— START ENTRIES PROVIDED —

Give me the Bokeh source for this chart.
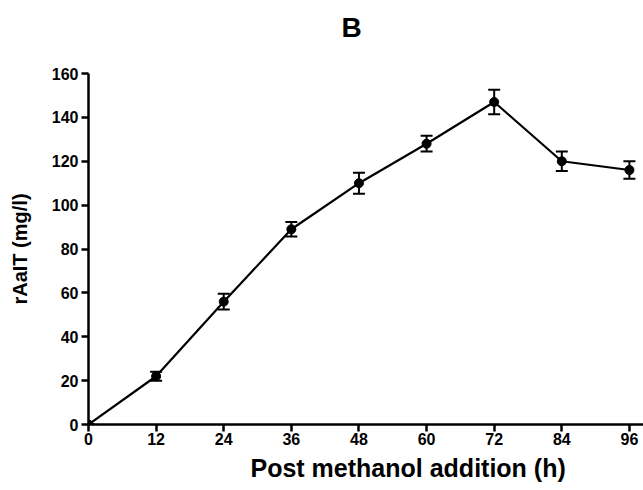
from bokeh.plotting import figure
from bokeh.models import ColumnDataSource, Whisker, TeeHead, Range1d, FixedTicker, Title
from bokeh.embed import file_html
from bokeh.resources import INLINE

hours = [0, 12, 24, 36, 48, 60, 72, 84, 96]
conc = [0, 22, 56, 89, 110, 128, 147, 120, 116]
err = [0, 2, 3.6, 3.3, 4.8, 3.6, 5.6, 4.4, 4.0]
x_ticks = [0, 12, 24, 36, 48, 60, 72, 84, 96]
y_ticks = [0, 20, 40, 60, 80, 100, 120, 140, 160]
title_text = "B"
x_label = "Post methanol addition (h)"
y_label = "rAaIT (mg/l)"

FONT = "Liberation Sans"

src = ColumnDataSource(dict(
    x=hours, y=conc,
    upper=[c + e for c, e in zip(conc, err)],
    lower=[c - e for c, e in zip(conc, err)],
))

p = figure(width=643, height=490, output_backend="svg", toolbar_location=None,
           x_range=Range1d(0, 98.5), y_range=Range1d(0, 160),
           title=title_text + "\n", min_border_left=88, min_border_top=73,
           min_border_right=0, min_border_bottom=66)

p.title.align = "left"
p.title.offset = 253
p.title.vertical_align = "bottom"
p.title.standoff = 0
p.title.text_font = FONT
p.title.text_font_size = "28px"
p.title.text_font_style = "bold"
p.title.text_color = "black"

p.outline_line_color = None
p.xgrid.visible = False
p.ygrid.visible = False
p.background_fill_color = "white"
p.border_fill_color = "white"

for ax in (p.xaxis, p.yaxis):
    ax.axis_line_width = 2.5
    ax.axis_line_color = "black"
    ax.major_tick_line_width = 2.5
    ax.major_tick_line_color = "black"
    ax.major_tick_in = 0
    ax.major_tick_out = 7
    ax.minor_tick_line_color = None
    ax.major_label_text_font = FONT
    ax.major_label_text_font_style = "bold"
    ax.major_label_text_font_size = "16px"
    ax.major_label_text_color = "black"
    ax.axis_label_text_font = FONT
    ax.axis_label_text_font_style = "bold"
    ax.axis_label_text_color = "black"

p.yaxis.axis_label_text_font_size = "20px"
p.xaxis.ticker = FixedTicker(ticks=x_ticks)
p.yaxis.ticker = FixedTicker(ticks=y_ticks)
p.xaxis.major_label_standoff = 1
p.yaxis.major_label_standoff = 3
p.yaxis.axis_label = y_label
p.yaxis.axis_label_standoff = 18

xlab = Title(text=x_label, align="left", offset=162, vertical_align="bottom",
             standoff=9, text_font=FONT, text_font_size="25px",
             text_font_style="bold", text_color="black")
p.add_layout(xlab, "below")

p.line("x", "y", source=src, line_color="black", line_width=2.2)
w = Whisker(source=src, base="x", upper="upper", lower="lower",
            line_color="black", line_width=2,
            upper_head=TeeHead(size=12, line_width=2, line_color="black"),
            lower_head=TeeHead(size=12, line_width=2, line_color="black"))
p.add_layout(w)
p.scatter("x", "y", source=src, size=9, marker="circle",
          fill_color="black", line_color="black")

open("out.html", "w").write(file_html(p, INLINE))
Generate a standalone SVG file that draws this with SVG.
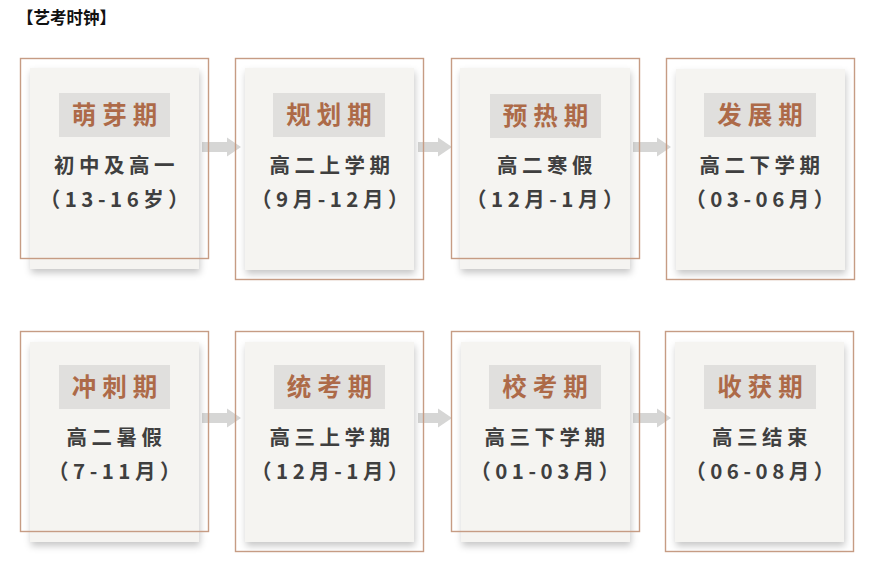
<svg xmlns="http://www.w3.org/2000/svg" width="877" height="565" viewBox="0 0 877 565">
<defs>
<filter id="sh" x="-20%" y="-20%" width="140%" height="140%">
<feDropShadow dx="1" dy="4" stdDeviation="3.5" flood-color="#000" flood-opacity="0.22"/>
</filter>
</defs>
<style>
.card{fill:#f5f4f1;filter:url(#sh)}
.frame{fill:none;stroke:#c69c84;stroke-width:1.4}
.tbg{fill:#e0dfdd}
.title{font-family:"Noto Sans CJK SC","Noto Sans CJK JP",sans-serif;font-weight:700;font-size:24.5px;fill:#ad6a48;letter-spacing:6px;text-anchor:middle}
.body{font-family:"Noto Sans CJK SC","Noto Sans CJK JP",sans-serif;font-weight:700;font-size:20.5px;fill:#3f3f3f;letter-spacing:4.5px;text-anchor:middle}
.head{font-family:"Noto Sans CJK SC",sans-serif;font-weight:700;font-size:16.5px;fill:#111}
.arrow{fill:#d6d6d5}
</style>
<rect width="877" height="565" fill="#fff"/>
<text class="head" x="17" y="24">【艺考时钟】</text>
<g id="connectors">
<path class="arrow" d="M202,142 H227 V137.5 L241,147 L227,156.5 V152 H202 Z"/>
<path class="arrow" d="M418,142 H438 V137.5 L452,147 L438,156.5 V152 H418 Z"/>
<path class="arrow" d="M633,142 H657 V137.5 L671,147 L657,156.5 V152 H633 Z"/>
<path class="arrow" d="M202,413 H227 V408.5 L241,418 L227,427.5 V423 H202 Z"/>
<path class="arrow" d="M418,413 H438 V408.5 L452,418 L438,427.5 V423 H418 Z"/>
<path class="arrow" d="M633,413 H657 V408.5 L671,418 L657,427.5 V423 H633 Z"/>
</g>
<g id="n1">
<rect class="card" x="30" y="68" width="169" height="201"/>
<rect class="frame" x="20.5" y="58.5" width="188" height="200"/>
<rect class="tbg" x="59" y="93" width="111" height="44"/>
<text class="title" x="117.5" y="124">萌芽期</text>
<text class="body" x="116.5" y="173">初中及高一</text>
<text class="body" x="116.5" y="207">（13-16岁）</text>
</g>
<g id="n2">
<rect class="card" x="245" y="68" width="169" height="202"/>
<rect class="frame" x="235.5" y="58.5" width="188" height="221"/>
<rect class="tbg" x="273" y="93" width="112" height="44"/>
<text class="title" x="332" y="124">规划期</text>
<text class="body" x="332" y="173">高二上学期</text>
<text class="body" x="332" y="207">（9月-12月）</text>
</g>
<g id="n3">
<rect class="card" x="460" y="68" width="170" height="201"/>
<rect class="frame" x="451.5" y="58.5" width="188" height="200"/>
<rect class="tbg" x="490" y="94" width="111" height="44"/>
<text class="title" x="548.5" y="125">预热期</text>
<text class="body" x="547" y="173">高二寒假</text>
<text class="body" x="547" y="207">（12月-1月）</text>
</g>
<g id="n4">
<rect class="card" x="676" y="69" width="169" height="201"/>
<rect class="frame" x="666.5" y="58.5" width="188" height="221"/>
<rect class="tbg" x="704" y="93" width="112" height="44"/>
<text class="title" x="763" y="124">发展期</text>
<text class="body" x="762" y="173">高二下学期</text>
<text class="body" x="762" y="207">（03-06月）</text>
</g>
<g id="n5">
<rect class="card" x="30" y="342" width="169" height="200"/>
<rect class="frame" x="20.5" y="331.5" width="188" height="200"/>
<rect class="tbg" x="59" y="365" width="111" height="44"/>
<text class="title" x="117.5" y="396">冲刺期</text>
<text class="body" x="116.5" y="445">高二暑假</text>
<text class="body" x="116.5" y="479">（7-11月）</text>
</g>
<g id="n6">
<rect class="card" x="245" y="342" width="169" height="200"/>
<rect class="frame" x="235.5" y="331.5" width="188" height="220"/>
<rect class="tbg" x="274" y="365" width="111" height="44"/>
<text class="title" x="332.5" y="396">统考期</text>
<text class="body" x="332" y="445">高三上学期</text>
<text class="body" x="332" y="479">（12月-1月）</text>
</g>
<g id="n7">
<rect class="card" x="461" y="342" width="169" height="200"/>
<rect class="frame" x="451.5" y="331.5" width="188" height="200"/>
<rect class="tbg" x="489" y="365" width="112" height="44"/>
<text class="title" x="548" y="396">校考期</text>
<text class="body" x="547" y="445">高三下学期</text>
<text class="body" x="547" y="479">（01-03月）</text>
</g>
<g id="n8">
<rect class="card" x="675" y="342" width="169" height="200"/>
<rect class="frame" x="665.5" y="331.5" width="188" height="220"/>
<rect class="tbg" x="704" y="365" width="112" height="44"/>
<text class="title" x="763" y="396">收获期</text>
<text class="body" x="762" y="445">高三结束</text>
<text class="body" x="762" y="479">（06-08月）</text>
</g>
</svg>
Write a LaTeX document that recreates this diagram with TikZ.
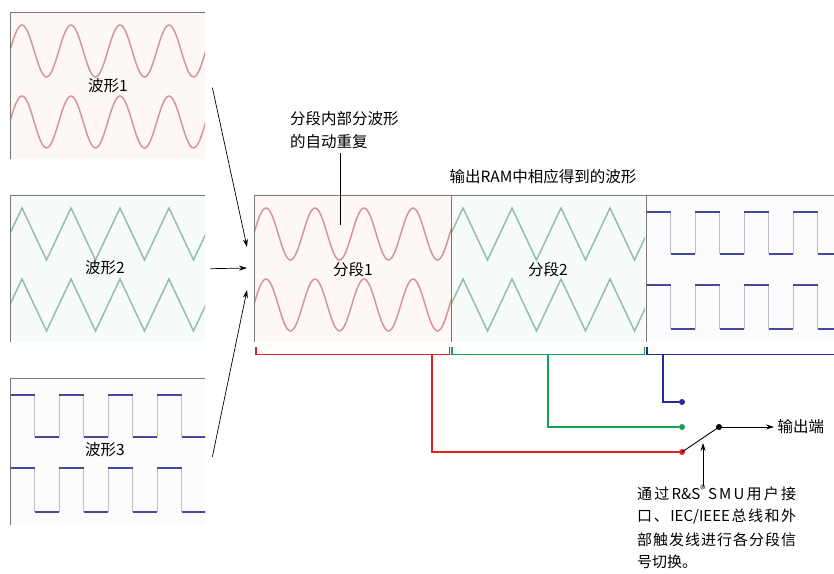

— END ENTRIES PROVIDED —

* [YOUR GOAL]
Check each line above for "with" and return the ones that have it.

* [SOLUTION TO THE EXERCISE]
Generate a standalone SVG file that draws this with SVG.
Write a LaTeX document that recreates this diagram with TikZ.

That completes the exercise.